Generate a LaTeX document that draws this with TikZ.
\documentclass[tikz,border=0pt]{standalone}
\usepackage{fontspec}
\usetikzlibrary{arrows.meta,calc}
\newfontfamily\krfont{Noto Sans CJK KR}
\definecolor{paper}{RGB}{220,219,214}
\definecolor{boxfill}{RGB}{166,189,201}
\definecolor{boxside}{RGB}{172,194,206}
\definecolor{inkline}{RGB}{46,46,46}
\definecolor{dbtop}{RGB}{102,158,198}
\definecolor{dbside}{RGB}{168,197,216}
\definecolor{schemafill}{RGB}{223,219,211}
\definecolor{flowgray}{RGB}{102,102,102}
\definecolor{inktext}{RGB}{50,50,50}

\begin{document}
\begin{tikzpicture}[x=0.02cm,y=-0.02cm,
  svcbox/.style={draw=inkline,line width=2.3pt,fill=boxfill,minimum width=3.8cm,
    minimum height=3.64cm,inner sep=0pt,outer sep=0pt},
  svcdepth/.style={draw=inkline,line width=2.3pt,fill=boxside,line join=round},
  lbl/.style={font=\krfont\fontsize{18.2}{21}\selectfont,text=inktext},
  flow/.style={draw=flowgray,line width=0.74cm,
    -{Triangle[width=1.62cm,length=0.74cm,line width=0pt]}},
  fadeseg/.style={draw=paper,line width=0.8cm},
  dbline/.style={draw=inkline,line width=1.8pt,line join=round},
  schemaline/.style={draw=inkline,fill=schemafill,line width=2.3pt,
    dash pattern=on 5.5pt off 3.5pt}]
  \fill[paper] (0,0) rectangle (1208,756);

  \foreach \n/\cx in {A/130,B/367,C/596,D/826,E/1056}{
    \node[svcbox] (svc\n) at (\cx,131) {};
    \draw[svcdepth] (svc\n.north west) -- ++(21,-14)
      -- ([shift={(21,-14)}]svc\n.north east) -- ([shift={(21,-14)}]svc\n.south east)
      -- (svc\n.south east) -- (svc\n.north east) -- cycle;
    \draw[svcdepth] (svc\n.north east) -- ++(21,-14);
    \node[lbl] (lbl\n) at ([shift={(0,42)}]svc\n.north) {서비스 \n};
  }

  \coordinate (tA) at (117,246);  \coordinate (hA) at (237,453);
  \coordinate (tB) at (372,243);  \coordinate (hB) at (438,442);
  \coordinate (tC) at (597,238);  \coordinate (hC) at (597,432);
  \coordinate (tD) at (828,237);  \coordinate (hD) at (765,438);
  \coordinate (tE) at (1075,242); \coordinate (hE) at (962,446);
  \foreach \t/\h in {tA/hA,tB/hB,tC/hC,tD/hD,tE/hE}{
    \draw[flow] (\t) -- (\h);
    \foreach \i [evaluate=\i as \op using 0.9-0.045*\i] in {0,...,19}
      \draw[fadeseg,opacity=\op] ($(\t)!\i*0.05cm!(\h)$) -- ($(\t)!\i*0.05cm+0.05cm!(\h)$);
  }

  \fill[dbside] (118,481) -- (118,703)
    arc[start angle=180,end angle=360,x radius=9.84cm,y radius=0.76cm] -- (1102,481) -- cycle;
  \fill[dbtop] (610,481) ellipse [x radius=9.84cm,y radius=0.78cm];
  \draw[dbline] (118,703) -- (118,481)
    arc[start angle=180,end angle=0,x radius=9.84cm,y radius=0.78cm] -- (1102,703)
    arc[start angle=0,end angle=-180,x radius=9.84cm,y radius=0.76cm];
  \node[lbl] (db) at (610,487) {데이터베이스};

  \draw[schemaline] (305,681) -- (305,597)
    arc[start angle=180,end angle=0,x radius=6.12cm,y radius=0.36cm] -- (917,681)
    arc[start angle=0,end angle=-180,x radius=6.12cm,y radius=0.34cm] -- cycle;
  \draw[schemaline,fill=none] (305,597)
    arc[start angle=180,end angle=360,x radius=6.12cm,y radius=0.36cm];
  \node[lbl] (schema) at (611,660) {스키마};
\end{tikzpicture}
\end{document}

--------

■ **Your goal**:
Nothing should be changed: write out all of the data as is.

■ **Final result**:
Generate a LaTeX document that draws this with TikZ.
\documentclass[tikz,border=0pt]{standalone}
\usepackage{fontspec}
\usetikzlibrary{arrows.meta,calc}
\newfontfamily\krfont{Noto Sans CJK KR}
\definecolor{paper}{RGB}{220,219,214}
\definecolor{boxfill}{RGB}{166,189,201}
\definecolor{boxside}{RGB}{172,194,206}
\definecolor{inkline}{RGB}{46,46,46}
\definecolor{dbtop}{RGB}{102,158,198}
\definecolor{dbside}{RGB}{168,197,216}
\definecolor{schemafill}{RGB}{223,219,211}
\definecolor{flowgray}{RGB}{102,102,102}
\definecolor{inktext}{RGB}{50,50,50}

\begin{document}
\begin{tikzpicture}[x=0.02cm,y=-0.02cm,
  svcbox/.style={draw=inkline,line width=2.3pt,fill=boxfill,minimum width=3.8cm,
    minimum height=3.64cm,inner sep=0pt,outer sep=0pt},
  svcdepth/.style={draw=inkline,line width=2.3pt,fill=boxside,line join=round},
  lbl/.style={font=\krfont\fontsize{18.2}{21}\selectfont,text=inktext},
  flow/.style={draw=flowgray,line width=0.74cm,
    -{Triangle[width=1.62cm,length=0.74cm,line width=0pt]}},
  fadeseg/.style={draw=paper,line width=0.8cm},
  dbline/.style={draw=inkline,line width=1.8pt,line join=round},
  schemaline/.style={draw=inkline,fill=schemafill,line width=2.3pt,
    dash pattern=on 5.5pt off 3.5pt}]
  \fill[paper] (0,0) rectangle (1208,756);

  \foreach \n/\cx in {A/130,B/367,C/596,D/826,E/1056}{
    \node[svcbox] (svc\n) at (\cx,131) {};
    \draw[svcdepth] (svc\n.north west) -- ++(21,-14)
      -- ([shift={(21,-14)}]svc\n.north east) -- ([shift={(21,-14)}]svc\n.south east)
      -- (svc\n.south east) -- (svc\n.north east) -- cycle;
    \draw[svcdepth] (svc\n.north east) -- ++(21,-14);
    \node[lbl] (lbl\n) at ([shift={(0,42)}]svc\n.north) {서비스 \n};
  }

  \coordinate (tA) at (117,246);  \coordinate (hA) at (237,453);
  \coordinate (tB) at (372,243);  \coordinate (hB) at (438,442);
  \coordinate (tC) at (597,238);  \coordinate (hC) at (597,432);
  \coordinate (tD) at (828,237);  \coordinate (hD) at (765,438);
  \coordinate (tE) at (1075,242); \coordinate (hE) at (962,446);
  \foreach \t/\h in {tA/hA,tB/hB,tC/hC,tD/hD,tE/hE}{
    \draw[flow] (\t) -- (\h);
    \foreach \i [evaluate=\i as \op using 0.9-0.045*\i] in {0,...,19}
      \draw[fadeseg,opacity=\op] ($(\t)!\i*0.05cm!(\h)$) -- ($(\t)!\i*0.05cm+0.05cm!(\h)$);
  }

  \fill[dbside] (118,481) -- (118,703)
    arc[start angle=180,end angle=360,x radius=9.84cm,y radius=0.76cm] -- (1102,481) -- cycle;
  \fill[dbtop] (610,481) ellipse [x radius=9.84cm,y radius=0.78cm];
  \draw[dbline] (118,703) -- (118,481)
    arc[start angle=180,end angle=0,x radius=9.84cm,y radius=0.78cm] -- (1102,703)
    arc[start angle=0,end angle=-180,x radius=9.84cm,y radius=0.76cm];
  \node[lbl] (db) at (610,487) {데이터베이스};

  \draw[schemaline] (305,681) -- (305,597)
    arc[start angle=180,end angle=0,x radius=6.12cm,y radius=0.36cm] -- (917,681)
    arc[start angle=0,end angle=-180,x radius=6.12cm,y radius=0.34cm] -- cycle;
  \draw[schemaline,fill=none] (305,597)
    arc[start angle=180,end angle=360,x radius=6.12cm,y radius=0.36cm];
  \node[lbl] (schema) at (611,660) {스키마};
\end{tikzpicture}
\end{document}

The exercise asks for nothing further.